**What the task requires:**
From the first line of the listing below to the line with "const power22 = [0, 22, 22, null, 16.5, 22, 22, 17.7];", print each line exactly, and nothing more. Leave out the pictures.

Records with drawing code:
>> Begin

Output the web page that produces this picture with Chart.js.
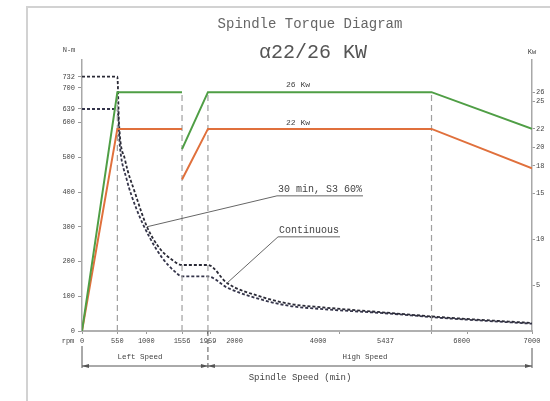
<!DOCTYPE html>
<html>
<head>
<meta charset="utf-8">
<script src="https://cdn.jsdelivr.net/npm/chart.js@4.4.0/dist/chart.umd.min.js"></script>
<style>
  html, body { margin: 0; padding: 0; background: #fff; }
  #wrap { width: 550px; height: 401px; position: relative; }
</style>
</head>
<body>
<div id="wrap"><canvas id="chart-torque"></canvas></div>
<script>
// tick labels
const rpmTicks = [0, 550, 1000, 1556, 1959, 2000, 4000, 5437, 6000, 7000];
const torqueTicks = [0, 100, 200, 300, 400, 500, 600, 639, 700, 732];
const kwTicks = [5, 10, 15, 18, 20, 22, 25, 26];

// power curves (kW, right axis)
const powerRpm = [0, 550, 1556, 1556, 1556, 1959, 5437, 7000];
const power26 = [0, 26, 26, null, 19.8, 26, 26, 22];
const power22 = [0, 22, 22, null, 16.5, 22, 22, 17.7];

// torque curves (N-m, left axis)
const s3Rpm = [0, 550, 575, 669, 824, 1011, 1200, 1400, 1556, 1959, 2256, 2800, 3236, 3749, 4791, 5569, 7000];
const s3Torque = [732, 732, 600, 493, 398, 300, 240, 205, 190, 190, 138, 98, 78, 68, 52, 40, 23];
const contRpm = [0, 550, 590, 690, 850, 1050, 1250, 1450, 1556, 1959, 2256, 2800, 3236, 3749, 4791, 5569, 7000];
const contTorque = [639, 639, 530, 440, 350, 270, 210, 170, 157, 157, 125, 90, 72, 63, 50, 38, 21];

// speed change markers
const markerRpm = [550, 1556, 1959, 5437];

const toPoints = (xs, ys) => xs.map((x, i) => ({ x: x, y: ys[i] }));

const mono = 'Liberation Mono';
const axisColor = '#9a9a9a';
const textColor = '#444';
// x labels that sit off their tick in the original drawing
const labelShift = { 2000: 24, 4000: -21, 5437: -46, 6000: -6 };

const markerSets = markerRpm.map((m) => ({
    data: [{ x: m, y: 0 }, { x: m, y: 26 }],
    yAxisID: 'y2',
    borderColor: '#a0a0a0',
    borderWidth: 1.2,
    borderDash: [6, 4],
    pointRadius: 0
}));

const decor = {
    id: 'decor',
    beforeDraw(chart) {
        const ctx = chart.ctx;
        ctx.save();
        ctx.strokeStyle = '#d2d2d2';
        ctx.lineWidth = 2;
        ctx.strokeRect(27, 7, 600, 500);
        ctx.restore();
    },
    afterDraw(chart) {
        const ctx = chart.ctx;
        const xs = chart.scales.x;
        const ys = chart.scales.y;
        const area = chart.chartArea;
        ctx.save();

        // titles
        ctx.fillStyle = '#666';
        ctx.textAlign = 'center';
        ctx.textBaseline = 'middle';
        ctx.font = `14px "${mono}"`;
        ctx.fillText('Spindle Torque Diagram', 310, 24);
        ctx.font = `20px "${mono}"`;
        ctx.fillStyle = '#555';
        ctx.fillText('\u03b122/26 KW', 313, 53);

        ctx.font = `7px "${mono}"`;
        ctx.fillStyle = textColor;
        ctx.fillText('N-m', 69, 50);
        ctx.fillText('Kw', 532, 52);
        ctx.fillText('rpm', 68, 341);
        Object.keys(labelShift).forEach((k) => {
            ctx.fillText(k, xs.getPixelForValue(Number(k)) + labelShift[k], 341);
        });

        // power labels
        ctx.font = `8px "${mono}"`;
        const kx = xs.getPixelForValue(3360);
        ctx.fillText('26 Kw', kx, chart.scales.y2.getPixelForValue(26) - 7);
        ctx.fillText('22 Kw', kx, chart.scales.y2.getPixelForValue(22) - 6);

        // curve notes with leader lines
        const notes = [
            { text: '30 min, S3 60%', from: [1011, 300], to: [3033, 389] },
            { text: 'Continuous', from: [2256, 138], to: [3049, 271] }
        ];
        ctx.font = `10px "${mono}"`;
        ctx.strokeStyle = '#666';
        ctx.lineWidth = 1;
        ctx.textAlign = 'left';
        notes.forEach((n) => {
            const x1 = xs.getPixelForValue(n.from[0]);
            const y1 = ys.getPixelForValue(n.from[1]);
            const x2 = xs.getPixelForValue(n.to[0]);
            const y2 = ys.getPixelForValue(n.to[1]);
            const w = ctx.measureText(n.text).width;
            ctx.beginPath();
            ctx.moveTo(x1, y1);
            ctx.lineTo(x2, y2);
            ctx.lineTo(x2 + w + 2, y2);
            ctx.stroke();
            ctx.fillText(n.text, x2 + 1, y2 - 6);
        });

        // speed range dimension line
        const lineY = 366;
        const xShift = xs.getPixelForValue(1959);
        ctx.strokeStyle = '#555';
        ctx.beginPath();
        ctx.moveTo(area.left, lineY);
        ctx.lineTo(area.right, lineY);
        ctx.moveTo(area.left, 346);
        ctx.lineTo(area.left, lineY + 2);
        ctx.moveTo(area.right, 348);
        ctx.lineTo(area.right, lineY + 2);
        ctx.stroke();
        ctx.setLineDash([5, 3]);
        ctx.beginPath();
        ctx.moveTo(xShift, area.bottom);
        ctx.lineTo(xShift, lineY + 4);
        ctx.stroke();
        ctx.setLineDash([]);
        ctx.fillStyle = '#555';
        [[area.left, 1], [xShift, -1], [xShift, 1], [area.right, -1]].forEach(([ax, dir]) => {
            ctx.beginPath();
            ctx.moveTo(ax, lineY);
            ctx.lineTo(ax + dir * 7, lineY - 2);
            ctx.lineTo(ax + dir * 7, lineY + 2);
            ctx.closePath();
            ctx.fill();
        });

        ctx.fillStyle = textColor;
        ctx.textAlign = 'center';
        ctx.font = `7.5px "${mono}"`;
        ctx.fillText('Left Speed', 140, 357);
        ctx.fillText('High Speed', 365, 357);
        ctx.font = `9px "${mono}"`;
        ctx.fillText('Spindle Speed (min)', 300, 378);
        ctx.restore();
    }
};

const config = {
    type: 'line',
    data: {
        datasets: [
            {
                data: toPoints(powerRpm, power26),
                yAxisID: 'y2',
                borderColor: '#4f9e45',
                borderWidth: 2,
                pointRadius: 0,
                spanGaps: false
            },
            {
                data: toPoints(powerRpm, power22),
                yAxisID: 'y2',
                borderColor: '#e0703c',
                borderWidth: 2,
                pointRadius: 0,
                spanGaps: false
            },
            ...markerSets,
            {
                data: toPoints(s3Rpm, s3Torque),
                yAxisID: 'y',
                borderColor: '#2a2a36',
                borderWidth: 1.8,
                borderDash: [3, 2],
                pointRadius: 0,
                cubicInterpolationMode: 'monotone'
            },
            {
                data: toPoints(contRpm, contTorque),
                yAxisID: 'y',
                borderColor: '#34344a',
                borderWidth: 1.8,
                borderDash: [3, 2],
                pointRadius: 0,
                cubicInterpolationMode: 'monotone'
            }
        ]
    },
    options: {
        responsive: true,
        maintainAspectRatio: false,
        animation: false,
        layout: { padding: { top: 60, left: 0, right: 0, bottom: 0 } },
        plugins: {
            legend: { display: false },
            tooltip: { enabled: false }
        },
        scales: {
            x: {
                type: 'linear',
                min: 0,
                max: 7000,
                afterBuildTicks: (s) => { s.ticks = rpmTicks.map((v) => ({ value: v })); },
                afterFit: (s) => { s.height = 70; },
                grid: { drawOnChartArea: false, tickLength: 3, color: axisColor },
                border: { color: '#b0b0b0', width: 2 },
                ticks: {
                    autoSkip: false,
                    maxRotation: 0,
                    padding: 3,
                    color: textColor,
                    font: { family: mono, size: 7 },
                    callback: (v) => (labelShift[v] !== undefined ? '' : String(v))
                }
            },
            y: {
                position: 'left',
                min: 0,
                max: 780,
                afterBuildTicks: (s) => { s.ticks = torqueTicks.map((v) => ({ value: v })); },
                afterFit: (s) => { s.width = 82; },
                grid: { drawOnChartArea: false, tickLength: 4, color: axisColor },
                border: { color: '#a8a8a8', width: 1.5 },
                ticks: {
                    autoSkip: false,
                    padding: 3,
                    color: textColor,
                    font: { family: mono, size: 7 }
                }
            },
            y2: {
                position: 'right',
                min: 0,
                max: 29.5,
                afterBuildTicks: (s) => { s.ticks = kwTicks.map((v) => ({ value: v })); },
                afterFit: (s) => { s.width = 18; },
                grid: { drawOnChartArea: false, tickLength: 3, color: axisColor },
                border: { color: '#a8a8a8', width: 1.5 },
                ticks: {
                    autoSkip: false,
                    padding: 1,
                    color: textColor,
                    font: { family: mono, size: 7 }
                }
            }
        }
    },
    plugins: [decor]
};

const chartDom = document.querySelector('#chart-torque');
const chartInstance = new Chart(chartDom, config);
</script>
</body>
</html>
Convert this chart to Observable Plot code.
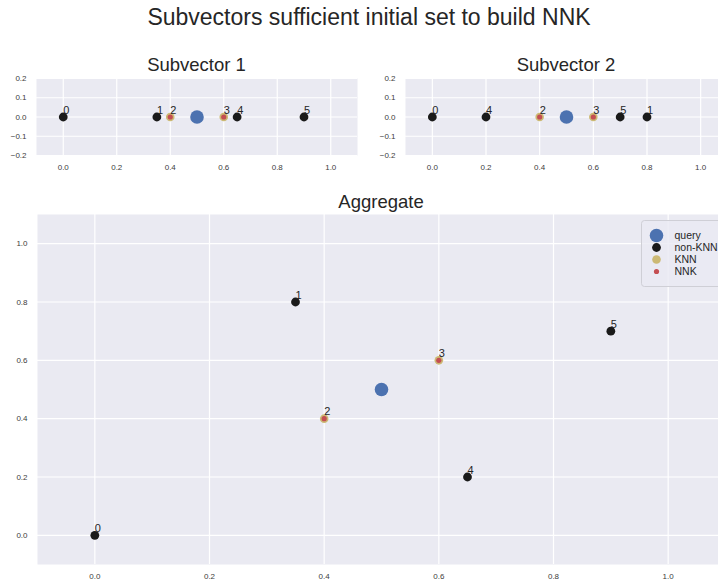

>> End

**Reply to the task:**
Output the web page that produces this picture with Chart.js.
<!DOCTYPE html>
<html>
<head>
<meta charset="utf-8">
<script src="https://cdn.jsdelivr.net/npm/chart.js@4.4.0/dist/chart.umd.min.js"></script>
<style>
  html, body { margin: 0; padding: 0; background: #fff; }
  #wrap { width: 550px; height: 401px; position: relative; }
</style>
</head>
<body>
<div id="wrap"><canvas id="chart-torque"></canvas></div>
<script>
// tick labels
const rpmTicks = [0, 550, 1000, 1556, 1959, 2000, 4000, 5437, 6000, 7000];
const torqueTicks = [0, 100, 200, 300, 400, 500, 600, 639, 700, 732];
const kwTicks = [5, 10, 15, 18, 20, 22, 25, 26];

// power curves (kW, right axis)
const powerRpm = [0, 550, 1556, 1556, 1556, 1959, 5437, 7000];
const power26 = [0, 26, 26, null, 19.8, 26, 26, 22];
const power22 = [0, 22, 22, null, 16.5, 22, 22, 17.7];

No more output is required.